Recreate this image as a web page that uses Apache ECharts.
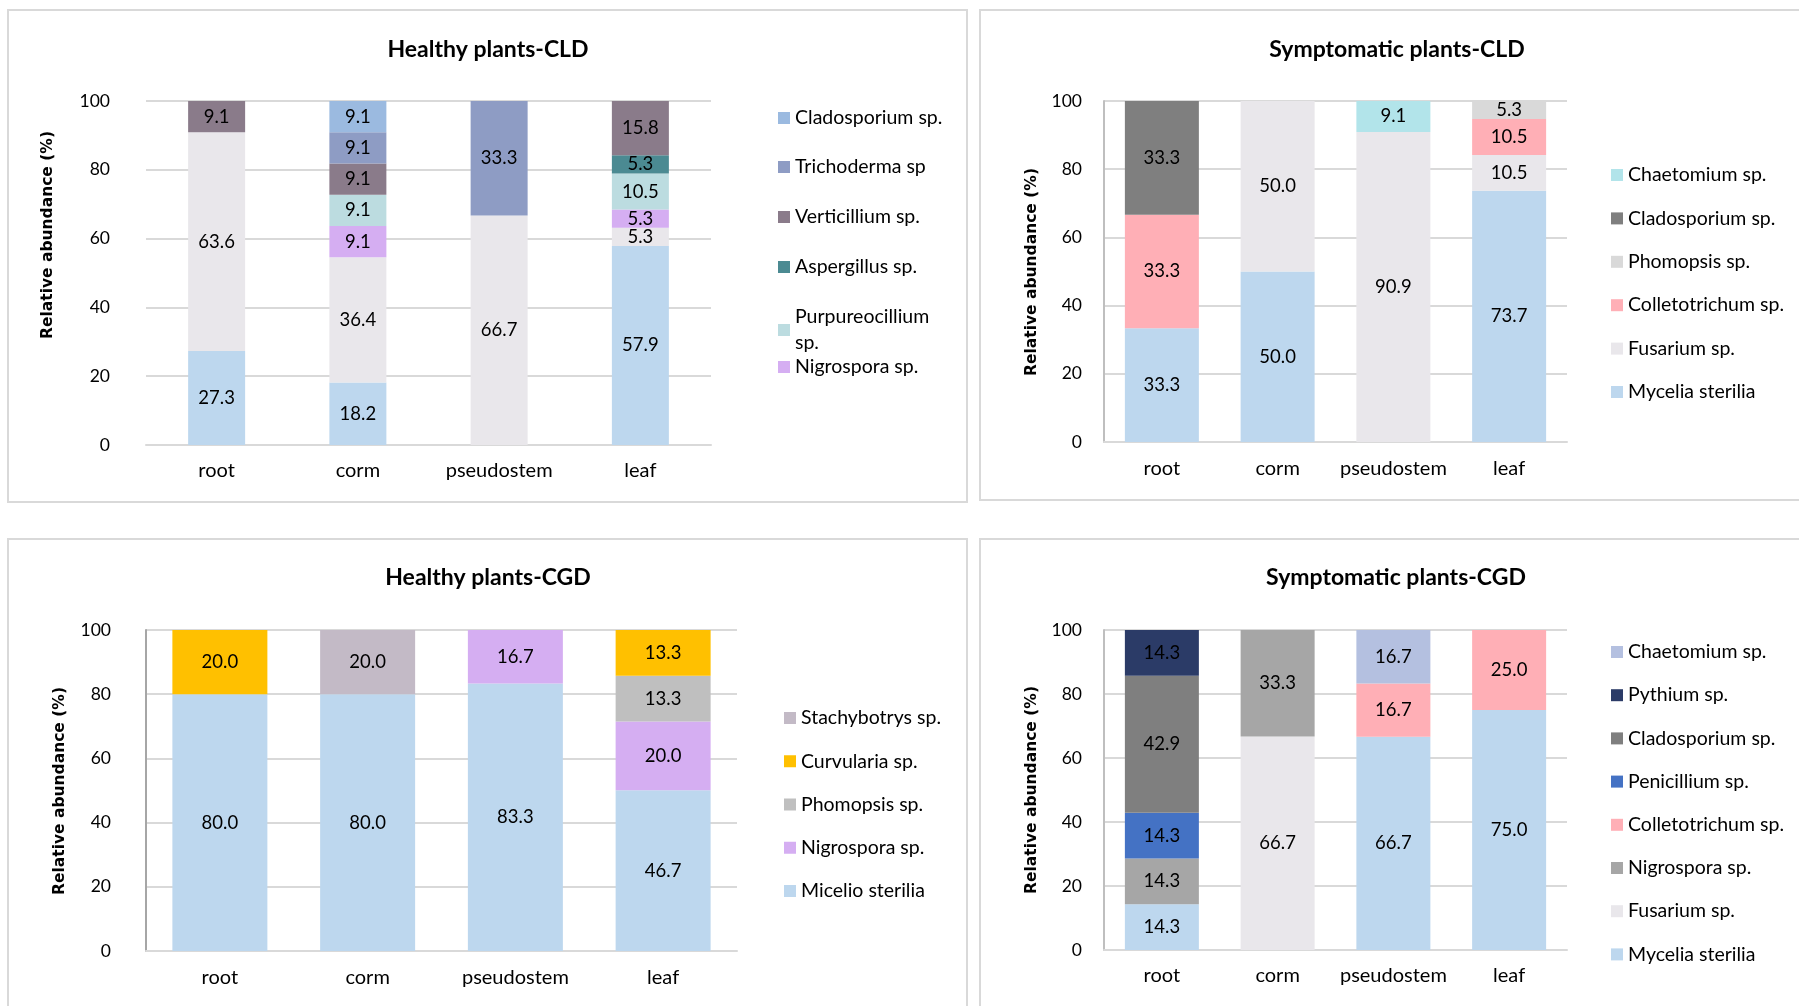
<!DOCTYPE html>
<html>
<head>
<meta charset="utf-8">
<script src="https://cdn.jsdelivr.net/npm/echarts/dist/echarts.min.js"></script>
<style>
html,body{margin:0;padding:0;background:#fff;width:1799px;height:1006px;overflow:hidden}
.c{position:absolute;left:0;top:0;width:1799px;height:1006px}
</style>
</head>
<body>
<div id="p1" class="c"></div>
<div id="p2" class="c"></div>
<div id="p3" class="c"></div>
<div id="p4" class="c"></div>
<script>
// ---------- DATA ----------
const categories = ['root', 'corm', 'pseudostem', 'leaf'];
const yTicks = [0, 20, 40, 60, 80, 100];

// Healthy plants-CLD (bottom -> top)
const h1Mycelia        = [27.3, 18.2, null, 57.9];
const h1Fusarium       = [63.6, 36.4, 66.7, 5.3];
const h1Nigrospora     = [null, 9.1, null, 5.3];
const h1Purpureocillium= [null, 9.1, null, 10.5];
const h1Aspergillus    = [null, null, null, 5.3];
const h1Verticillium   = [9.1, 9.1, null, 15.8];
const h1Trichoderma    = [null, 9.1, 33.3, null];
const h1Cladosporium   = [null, 9.1, null, null];

// Symptomatic plants-CLD
const s1Mycelia        = [33.3, 50.0, null, 73.7];
const s1Fusarium       = [null, 50.0, 90.9, 10.5];
const s1Colletotrichum = [33.3, null, null, 10.5];
const s1Phomopsis      = [null, null, null, 5.3];
const s1Cladosporium   = [33.3, null, null, null];
const s1Chaetomium     = [null, null, 9.1, null];

// Healthy plants-CGD
const h2Micelio        = [80.0, 80.0, 83.3, 46.7];
const h2Nigrospora     = [null, null, 16.7, 20.0];
const h2Phomopsis      = [null, null, null, 13.3];
const h2Curvularia     = [20.0, null, null, 13.3];
const h2Stachybotrys   = [null, 20.0, null, null];

// Symptomatic plants-CGD
const s2Mycelia        = [14.3, null, 66.7, 75.0];
const s2Fusarium       = [null, 66.7, null, null];
const s2Nigrospora     = [14.3, 33.3, null, null];
const s2Colletotrichum = [null, null, 16.7, 25.0];
const s2Penicillium    = [14.3, null, null, null];
const s2Cladosporium   = [42.9, null, null, null];
const s2Pythium        = [14.3, null, null, null];
const s2Chaetomium     = [null, null, 16.7, null];

// ---------- STYLE ----------
const FONT = 'Lato, "Open Sans", sans-serif';
const C = {
  mycelia:'#BDD7EE', fusarium:'#E9E7EB', nigro:'#D5AEF2', purpur:'#BCDCE0', asperg:'#4B8A92',
  vert:'#8A7B8A', trich:'#8E9CC4', clado1:'#9BBAE0', colleto:'#FFAFB6', phomo1:'#D9D9D9',
  darkgray:'#7F7F7F', chaet1:'#B2E4EA', phomo2:'#BFBFBF', curv:'#FFC000', stachy:'#C3BAC6',
  nigro2:'#A6A6A6', penic:'#4472C4', pyth:'#2B3B67', chaet2:'#B4C0E0'
};

function build(id, p) {
  const chart = echarts.init(document.getElementById(id), null, {renderer: 'canvas'});
  // 100% stacked columns: each column is scaled to its total, labels keep the raw values
  const totals = categories.map((_, i) => p.series.reduce((a, s) => a + (s.data[i] || 0), 0));
  const series = p.series.map(s => ({
    name: s.name, type: 'bar', stack: 'total', barWidth: p.barWidth,
    data: s.data.map((v, i) => (v == null ? null : {value: v / totals[i] * 100, raw: v})),
    itemStyle: {color: s.color},
    label: {show: true, position: 'inside', color: '#000', fontSize: 18.5, fontFamily: FONT,
      formatter: q => (q.data && q.data.raw != null ? Number(q.data.raw).toFixed(1) : '')},
    emphasis: {disabled: true}
  }));
  const graphic = [
    {type: 'rect', shape: p.border, style: {fill: 'none', stroke: '#D9D9D9', lineWidth: 2}, silent: true, z: -10},
    {type: 'text', x: p.title[0], y: p.title[1],
      style: {text: p.title[2], fontSize: 23, fontWeight: 'bold', fontFamily: FONT, fill: '#000',
        align: 'center', verticalAlign: 'middle', textAlign: 'center', textVerticalAlign: 'middle'}},
    {type: 'text', x: p.yName[0], y: p.yName[1], rotation: Math.PI / 2,
      style: {text: 'Relative abundance (%)', fontSize: 15.5, fontWeight: 'bold', fontFamily: '"DejaVu Sans", sans-serif', fill: '#000',
        align: 'center', verticalAlign: 'middle', textAlign: 'center', textVerticalAlign: 'middle'}}
  ];
  chart.setOption({
    animation: false,
    grid: {left: p.grid[0], top: p.grid[1], width: p.grid[2], height: p.grid[3], containLabel: false, outerBoundsMode: 'none'},
    xAxis: {type: 'category', data: categories, axisTick: {show: false},
      axisLine: {lineStyle: {color: '#D9D9D9', width: 2}},
      axisLabel: {interval: 0, margin: p.xMargin, fontSize: 20, color: '#000', fontFamily: FONT}},
    yAxis: {type: 'value', min: yTicks[0], max: yTicks[yTicks.length - 1], interval: yTicks[1] - yTicks[0],
      axisLine: {show: !!p.yLine, lineStyle: {color: p.yLine || '#D9D9D9', width: 2}},
      axisTick: {show: false},
      splitLine: {lineStyle: {color: '#D9D9D9', width: 2}},
      axisLabel: {margin: p.yMargin, fontSize: 17.5, color: '#000', fontFamily: FONT}},
    legend: p.legends,
    graphic: graphic,
    series: series
  });
}

function legendBlock(left, top, gap, names) {
  return [{
    orient: 'vertical', left: left, top: top, padding: 0, itemGap: gap,
    itemWidth: 12, itemHeight: 12, icon: 'rect', selectedMode: false,
    textStyle: {fontSize: 19.5, lineHeight: 20, color: '#000', fontFamily: FONT},
    data: names
  }];
}

// Panel 1 legend: one component per item (Purpureocillium wraps to two lines)
const p1Names = ['Cladosporium sp.', 'Trichoderma sp', 'Verticillium sp.', 'Aspergillus sp.', 'Purpureocillium sp.', 'Nigrospora sp.'];
const p1Centers = [118, 167, 217, 267, 317, 367];
const p1Legends = p1Names.map((n, i) => {
  const wrap = n === 'Purpureocillium sp.';
  return {
    orient: 'vertical', left: 778, top: wrap ? p1Centers[i] - 13 : p1Centers[i] - 10, padding: 0,
    itemWidth: 12, itemHeight: 12, icon: 'rect', selectedMode: false,
    textStyle: {fontSize: 19.5, lineHeight: wrap ? 26 : 20, color: '#000', fontFamily: FONT},
    formatter: wrap ? (nm => nm.replace(' sp.', '\nsp.')) : '{name}',
    data: [n]
  };
});

build('p1', {
  border: {x: 8, y: 10, width: 959, height: 492},
  title: [488, 50, 'Healthy plants-CLD'], yName: [48, 235],
  grid: [146, 101, 565, 344], barWidth: 57, xMargin: 16, yMargin: 36, yLine: null,
  legends: p1Legends,
  series: [
    {name: 'Mycelia sterilia', data: h1Mycelia, color: C.mycelia},
    {name: 'Fusarium sp.', data: h1Fusarium, color: C.fusarium},
    {name: 'Nigrospora sp.', data: h1Nigrospora, color: C.nigro},
    {name: 'Purpureocillium sp.', data: h1Purpureocillium, color: C.purpur},
    {name: 'Aspergillus sp.', data: h1Aspergillus, color: C.asperg},
    {name: 'Verticillium sp.', data: h1Verticillium, color: C.vert},
    {name: 'Trichoderma sp', data: h1Trichoderma, color: C.trich},
    {name: 'Cladosporium sp.', data: h1Cladosporium, color: C.clado1}
  ]
});

build('p2', {
  border: {x: 980, y: 10, width: 840, height: 490},
  title: [1397, 50, 'Symptomatic plants-CLD'], yName: [1032, 272],
  grid: [1104, 101, 463, 341], barWidth: 74, xMargin: 17, yMargin: 22, yLine: '#BFBFBF',
  legends: legendBlock(1611, 165, 23.4, ['Chaetomium sp.', 'Cladosporium sp.', 'Phomopsis sp.', 'Colletotrichum sp.', 'Fusarium sp.', 'Mycelia sterilia']),
  series: [
    {name: 'Mycelia sterilia', data: s1Mycelia, color: C.mycelia},
    {name: 'Fusarium sp.', data: s1Fusarium, color: C.fusarium},
    {name: 'Colletotrichum sp.', data: s1Colletotrichum, color: C.colleto},
    {name: 'Phomopsis sp.', data: s1Phomopsis, color: C.phomo1},
    {name: 'Cladosporium sp.', data: s1Cladosporium, color: C.darkgray},
    {name: 'Chaetomium sp.', data: s1Chaetomium, color: C.chaet1}
  ]
});

build('p3', {
  border: {x: 8, y: 539, width: 959, height: 500},
  title: [488, 578, 'Healthy plants-CGD'], yName: [60, 791],
  grid: [146, 630, 591, 321], barWidth: 95, xMargin: 17, yMargin: 35, yLine: '#A6A6A6',
  legends: legendBlock(784, 708, 23.25, ['Stachybotrys sp.', 'Curvularia sp.', 'Phomopsis sp.', 'Nigrospora sp.', 'Micelio sterilia']),
  series: [
    {name: 'Micelio sterilia', data: h2Micelio, color: C.mycelia},
    {name: 'Nigrospora sp.', data: h2Nigrospora, color: C.nigro},
    {name: 'Phomopsis sp.', data: h2Phomopsis, color: C.phomo2},
    {name: 'Curvularia sp.', data: h2Curvularia, color: C.curv},
    {name: 'Stachybotrys sp.', data: h2Stachybotrys, color: C.stachy}
  ]
});

build('p4', {
  border: {x: 980, y: 539, width: 840, height: 500},
  title: [1396, 578, 'Symptomatic plants-CGD'], yName: [1032, 790],
  grid: [1104, 630, 463, 320], barWidth: 74, xMargin: 16, yMargin: 22, yLine: '#BFBFBF',
  legends: legendBlock(1611, 642, 23.2, ['Chaetomium sp.', 'Pythium sp.', 'Cladosporium sp.', 'Penicillium sp.', 'Colletotrichum sp.', 'Nigrospora sp.', 'Fusarium sp.', 'Mycelia sterilia']),
  series: [
    {name: 'Mycelia sterilia', data: s2Mycelia, color: C.mycelia},
    {name: 'Fusarium sp.', data: s2Fusarium, color: C.fusarium},
    {name: 'Nigrospora sp.', data: s2Nigrospora, color: C.nigro2},
    {name: 'Colletotrichum sp.', data: s2Colletotrichum, color: C.colleto},
    {name: 'Penicillium sp.', data: s2Penicillium, color: C.penic},
    {name: 'Cladosporium sp.', data: s2Cladosporium, color: C.darkgray},
    {name: 'Pythium sp.', data: s2Pythium, color: C.pyth},
    {name: 'Chaetomium sp.', data: s2Chaetomium, color: C.chaet2}
  ]
});
</script>
</body>
</html>
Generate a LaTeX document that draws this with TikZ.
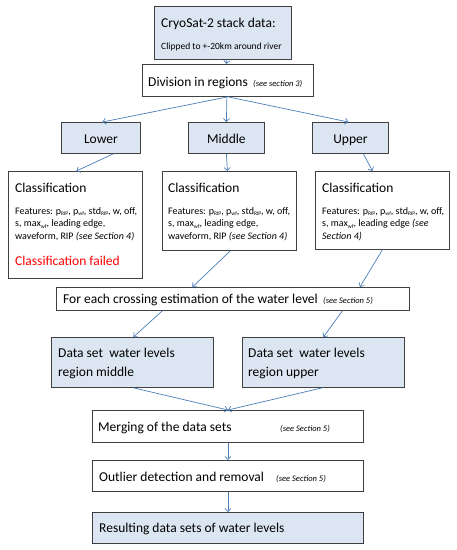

• • • • • • •

What is being asked. Write out the lines from the start of the material to the line with "20.0, null, null];", inclusive and exactly. Skip the pictures.

Answer to the problem.
Recreate this image as a web page that uses Apache ECharts.
<!DOCTYPE html>
<html>
<head>
<meta charset="utf-8">
<script src="https://cdn.jsdelivr.net/npm/echarts/dist/echarts.min.js"></script>
<style>
html,body{margin:0;padding:0;background:#fff;width:1799px;height:1006px;overflow:hidden}
.c{position:absolute;left:0;top:0;width:1799px;height:1006px}
</style>
</head>
<body>
<div id="p1" class="c"></div>
<div id="p2" class="c"></div>
<div id="p3" class="c"></div>
<div id="p4" class="c"></div>
<script>
// ---------- DATA ----------
const categories = ['root', 'corm', 'pseudostem', 'leaf'];
const yTicks = [0, 20, 40, 60, 80, 100];

// Healthy plants-CLD (bottom -> top)
const h1Mycelia        = [27.3, 18.2, null, 57.9];
const h1Fusarium       = [63.6, 36.4, 66.7, 5.3];
const h1Nigrospora     = [null, 9.1, null, 5.3];
const h1Purpureocillium= [null, 9.1, null, 10.5];
const h1Aspergillus    = [null, null, null, 5.3];
const h1Verticillium   = [9.1, 9.1, null, 15.8];
const h1Trichoderma    = [null, 9.1, 33.3, null];
const h1Cladosporium   = [null, 9.1, null, null];

// Symptomatic plants-CLD
const s1Mycelia        = [33.3, 50.0, null, 73.7];
const s1Fusarium       = [null, 50.0, 90.9, 10.5];
const s1Colletotrichum = [33.3, null, null, 10.5];
const s1Phomopsis      = [null, null, null, 5.3];
const s1Cladosporium   = [33.3, null, null, null];
const s1Chaetomium     = [null, null, 9.1, null];

// Healthy plants-CGD
const h2Micelio        = [80.0, 80.0, 83.3, 46.7];
const h2Nigrospora     = [null, null, 16.7, 20.0];
const h2Phomopsis      = [null, null, null, 13.3];
const h2Curvularia     = [20.0, null, null, 13.3];
const h2Stachybotrys   = [null, 20.0, null, null];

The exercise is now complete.